In The Anxious Generation, social psychologist Jonathan Haidt lays out the facts about the epidemic of teen mental illness that hit many countries at the same time. He then investigates the nature of childhood, including why children need play and independent exploration to mature into competent, thriving adults. Haidt shows how the “play-based childhood” began to decline in the 1980s, and how it was finally wiped out by the arrival of the “phone-based childhood” in the early 2010s. He presents more than a dozen mechanisms by which this “great rewiring of childhood” has interfered with children’s social and neurological development, covering everything from sleep deprivation to attention fragmentation, addiction, loneliness, social contagion, social comparison, and perfectionism. He explains why social media damages girls more than boys and why boys have been withdrawing from the real world into the virtual world, with disastrous consequences for themselves, their families, and their societies.

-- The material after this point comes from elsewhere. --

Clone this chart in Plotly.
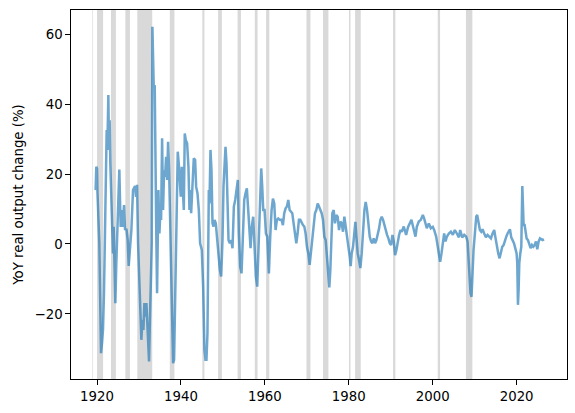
import plotly.graph_objects as go

# YoY real output change (%)
years = [
    1919.67, 1919.83, 1920.0, 1920.1, 1920.55, 1920.95, 1921.19, 1921.42, 1921.66, 1921.9,
    1922.06, 1922.3, 1922.46, 1922.7, 1922.86, 1923.01, 1923.17, 1923.41, 1923.65, 1923.81,
    1923.97, 1924.13, 1924.37, 1924.6, 1924.84, 1925.08, 1925.32, 1925.48, 1925.64, 1925.88,
    1926.12, 1926.44, 1926.68, 1927.0, 1927.31, 1927.55, 1927.87, 1928.19, 1928.58, 1929.06,
    1929.3, 1929.54, 1929.78, 1930.02, 1930.33, 1930.57, 1930.81, 1931.05, 1931.29, 1931.53,
    1931.77, 1932.0, 1932.24, 1932.4, 1932.56, 1932.72, 1932.88, 1933.04, 1933.2, 1933.36,
    1933.52, 1933.75, 1933.91, 1934.15, 1934.31, 1934.47, 1934.63, 1934.87, 1935.11, 1935.27,
    1935.51, 1935.74, 1935.98, 1936.22, 1936.46, 1936.7, 1936.94, 1937.18, 1937.42, 1937.65,
    1937.89, 1938.13, 1938.37, 1938.61, 1938.85, 1939.09, 1939.24, 1939.48, 1939.72, 1939.96,
    1940.2, 1940.44, 1940.68, 1940.91, 1941.15, 1941.47, 1941.79, 1942.03, 1942.19, 1942.43,
    1942.74, 1943.06, 1943.38, 1943.62, 1943.94, 1944.26, 1944.57, 1944.97, 1945.29, 1945.61,
    1945.85, 1946.08, 1946.32, 1946.48, 1946.64, 1946.8, 1947.04, 1947.28, 1947.52, 1947.76,
    1948.0, 1948.31, 1948.63, 1948.95, 1949.27, 1949.59, 1949.9, 1950.14, 1950.38, 1950.62,
    1950.86, 1951.1, 1951.34, 1951.65, 1951.97, 1952.29, 1952.61, 1952.93, 1953.25, 1953.56,
    1953.8, 1954.12, 1954.44, 1954.76, 1955.08, 1955.39, 1955.71, 1956.03, 1956.35, 1956.59,
    1956.9, 1957.22, 1957.54, 1957.86, 1958.18, 1958.5, 1958.81, 1959.13, 1959.37, 1959.61,
    1959.93, 1960.25, 1960.57, 1960.96, 1961.28, 1961.6, 1961.92, 1962.24, 1962.55, 1962.87,
    1963.19, 1963.51, 1963.99, 1964.3, 1964.62, 1964.94, 1965.26, 1965.58, 1965.9, 1966.21,
    1966.53, 1966.85, 1967.17, 1967.49, 1967.8, 1968.12, 1968.44, 1968.76, 1969.08, 1969.4,
    1969.71, 1970.03, 1970.35, 1970.67, 1970.99, 1971.3, 1971.62, 1971.94, 1972.26, 1972.58,
    1972.9, 1973.21, 1973.53, 1973.85, 1974.17, 1974.49, 1974.81, 1975.12, 1975.36, 1975.6,
    1975.84, 1976.08, 1976.4, 1976.71, 1977.03, 1977.35, 1977.67, 1977.99, 1978.31, 1978.62,
    1978.94, 1979.26, 1979.58, 1979.9, 1980.22, 1980.45, 1980.69, 1981.01, 1981.33, 1981.57,
    1981.81, 1982.12, 1982.44, 1982.76, 1983.08, 1983.4, 1983.72, 1984.03, 1984.35, 1984.67,
    1984.99, 1985.31, 1985.62, 1985.94, 1986.26, 1986.58, 1986.9, 1987.21, 1987.53, 1987.85,
    1988.17, 1988.49, 1988.81, 1989.12, 1989.44, 1989.76, 1990.08, 1990.4, 1990.72, 1991.03,
    1991.35, 1991.67, 1991.99, 1992.31, 1992.63, 1993.1, 1993.66, 1994.13, 1994.61, 1994.93,
    1995.41, 1995.89, 1996.21, 1996.68, 1997.16, 1997.64, 1997.95, 1998.27, 1998.59, 1999.07,
    1999.55, 2000.02, 2000.34, 2000.82, 2001.3, 2001.77, 2002.09, 2002.41, 2002.73, 2003.05,
    2003.37, 2003.84, 2004.32, 2004.8, 2005.27, 2005.75, 2006.23, 2006.55, 2007.02, 2007.5,
    2007.98, 2008.3, 2008.54, 2008.78, 2009.01, 2009.25, 2009.49, 2009.73, 2010.05, 2010.37,
    2010.6, 2010.92, 2011.24, 2011.56, 2011.87, 2012.27, 2012.67, 2013.07, 2013.47, 2013.87,
    2014.26, 2014.66, 2014.98, 2015.3, 2015.62, 2015.93, 2016.25, 2016.57, 2016.89, 2017.21,
    2017.53, 2017.84, 2018.16, 2018.4, 2018.72, 2019.04, 2019.36, 2019.67, 2019.99, 2020.15,
    2020.31, 2020.47, 2020.63, 2020.87, 2021.11, 2021.35, 2021.51, 2021.66, 2021.9, 2022.14,
    2022.38, 2022.7, 2023.01, 2023.33, 2023.65, 2023.97, 2024.29, 2024.61, 2024.92, 2025.24,
    2025.56, 2025.88, 2026.2, 2026.52,
]
yoy_change = [
    15.4, 22.1, 21.5, 15.0, 0.2, -31.2, -28.3, -24.6, -14.1, 9.7,
    25.9, 32.6, 26.9, 42.6, 26.9, 35.4, 23.0, 13.5, 2.1, -2.7,
    4.9, -7.4, -16.9, -5.5, 4.9, 13.5, 21.3, 12.6, 4.9, 9.7,
    4.9, 11.1, 4.0, 4.4, 1.1, -6.3, -1.7, 4.0, 15.4, 16.6,
    13.5, 16.9, 0.2, -9.3, -24.6, -27.4, -21.7, -24.6, -16.9, -20.8,
    -16.9, -22.7, -30.3, -33.6, -24.6, -16.9, -15.0, 0.2, 62.1, 55.4,
    44.9, 45.4, 15.4, 0.2, -14.1, 0.2, 15.4, 3.0, 9.7, 6.9,
    30.2, 9.7, 21.1, 19.2, 24.9, 18.3, 29.2, 21.1, 6.0, -9.3,
    -24.6, -34.1, -33.1, -18.8, 4.9, 19.2, 26.4, 23.0, 18.3, 13.5,
    22.1, 13.5, 9.7, 31.6, 29.7, 28.8, 22.1, 9.7, 15.4, 8.8,
    19.2, 24.5, 24.0, 16.4, 14.5, 9.7, 0.2, -1.7, -12.2, -30.3,
    -33.1, -33.1, -25.5, 3.0, 15.4, 11.6, 26.9, 21.1, 5.9, 5.0,
    6.9, 5.9, 1.1, -2.7, -7.4, -9.3, 1.1, 16.4, 24.9, 27.8,
    23.0, 14.5, 1.1, 0.2, 1.1, -1.2, 10.7, 12.6, 16.4, 18.3,
    3.0, -6.5, -8.4, 1.1, 12.6, 14.5, 15.9, 9.7, 1.1, -1.2,
    5.0, 7.8, -0.8, -9.3, -12.2, -1.7, 12.6, 21.6, 16.4, 9.7,
    9.7, 3.0, 2.1, -8.4, 2.1, 9.7, 13.0, 11.6, 4.0, 6.9,
    7.3, 6.9, 6.9, 5.4, 8.8, 10.2, 10.7, 12.6, 9.7, 9.2,
    8.8, 5.9, 2.1, 0.2, 3.0, 6.9, 6.9, 5.9, 5.4, 5.0,
    3.0, -0.8, -2.7, -6.0, -1.7, 2.1, 5.9, 8.8, 9.7, 11.6,
    10.7, 9.7, 8.8, 6.9, 2.1, 1.1, -3.6, -10.3, -12.4, -7.4,
    1.1, 8.8, 9.7, 5.9, 8.3, 7.8, 4.0, 6.4, 5.9, 3.5,
    7.8, 5.0, 2.1, 0.2, -3.6, -6.3, -2.7, -0.8, 3.0, 6.3,
    2.1, -2.7, -4.6, -6.9, -2.7, 4.0, 9.7, 12.0, 9.7, 5.9,
    2.1, 0.7, 0.2, 1.6, 0.2, 1.1, 2.6, 4.4, 6.9, 7.8,
    6.9, 5.4, 3.5, 2.6, 1.6, 0.2, -0.3, 2.6, 0.7, -3.2,
    -1.7, 0.7, 2.6, 4.0, 3.5, 5.0, 2.6, 4.9, 6.4, 6.9,
    4.5, 2.1, 4.9, 6.4, 6.9, 8.3, 7.3, 5.4, 4.5, 5.9,
    4.5, 4.9, 4.0, 2.1, -1.7, -5.1, -2.7, 1.1, 3.0, 0.7,
    2.1, 3.0, 3.5, 2.6, 4.0, 3.0, 1.9, 4.0, 1.9, 2.6,
    2.1, 0.7, -4.6, -10.3, -14.1, -15.1, -7.4, -1.7, 3.0, 7.8,
    8.3, 5.4, 4.0, 3.5, 4.2, 3.0, 1.9, 2.6, 2.1, 1.6,
    3.0, 4.0, 1.6, -0.8, -2.7, -4.1, -2.2, -0.8, -0.3, 1.1,
    2.1, 3.0, 3.5, 4.2, 1.9, 1.1, 0.2, -1.2, -2.7, -5.5,
    -17.4, -13.1, -5.5, -2.7, -0.8, 16.6, 9.7, 5.4, 5.4, 3.0,
    1.6, 1.1, 0.2, -1.2, -0.3, -0.8, -0.3, 0.7, -1.5, 0.7,
    1.6, 1.3, 1.1, 1.3,
]

# Recession periods (decimal years)
rec_start = [1918.9, 1920.0, 1923.33, 1926.75, 1929.6, 1937.35, 1945.1, 1948.85, 1953.5,
             1957.6, 1960.3, 1969.92, 1973.85, 1980.05, 1981.5, 1990.55, 2001.2, 2007.92]
rec_end = [1919.05, 1921.45, 1924.5, 1927.85, 1933.15, 1938.45, 1945.6, 1949.75, 1954.3,
           1958.25, 1961.05, 1970.85, 1975.15, 1980.4, 1982.85, 1991.1, 2001.75, 2009.45]

x_ticks = [1920, 1940, 1960, 1980, 2000, 2020]
y_ticks = [-20, 0, 20, 40, 60]

fig = go.Figure()

shapes = []
for s, e in zip(rec_start, rec_end):
    shapes.append(dict(type="rect", xref="x", yref="paper", x0=s, x1=e, y0=0, y1=1,
                       fillcolor="#808080", opacity=0.3, line=dict(width=0), layer="below"))

fig.add_trace(go.Scatter(
    x=years, y=yoy_change, mode="lines",
    line=dict(color="rgba(31,119,180,0.65)", width=2.5),
    showlegend=False, hoverinfo="skip",
))

font = dict(family="DejaVu Sans", size=13.3, color="black")
axis_common = dict(
    showgrid=False, zeroline=False, showline=True, linecolor="black", linewidth=1,
    mirror=True, ticks="outside", ticklen=4.7, tickwidth=1, tickcolor="black",
    tickfont=font,
)
fig.update_layout(
    width=575, height=413,
    margin=dict(l=71, r=8, t=10, b=34),
    paper_bgcolor="white", plot_bgcolor="white",
    font=font,
    shapes=shapes,
    xaxis=dict(range=[1913.8, 2032.0], tickvals=x_ticks, **axis_common),
    yaxis=dict(range=[-38.6, 66.9], tickvals=y_ticks,
               title=dict(text="YoY real output change (%)", font=font, standoff=7),
               **axis_common),
)

fig.write_html(
    "out.html",
    config={"displayModeBar": False},
    post_script="document.body.style.margin='0';document.body.style.overflow='hidden';",
)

Most important, Haidt issues a clear call to action. He diagnoses the “collective action problems” that trap us, and then proposes four simple rules that might set us free. He describes steps that parents, teachers, schools, tech companies, and governments can take to end the epidemic of mental illness and restore a more humane childhood.
Haidt has spent his career speaking truth backed by data in the most difficult landscapes—communities polarized by politics and religion, campuses battling culture wars, and now the public health emergency faced by Gen Z. We cannot afford to ignore his findings about protecting our children—and ourselves—from the psychological damage of a phone-based life.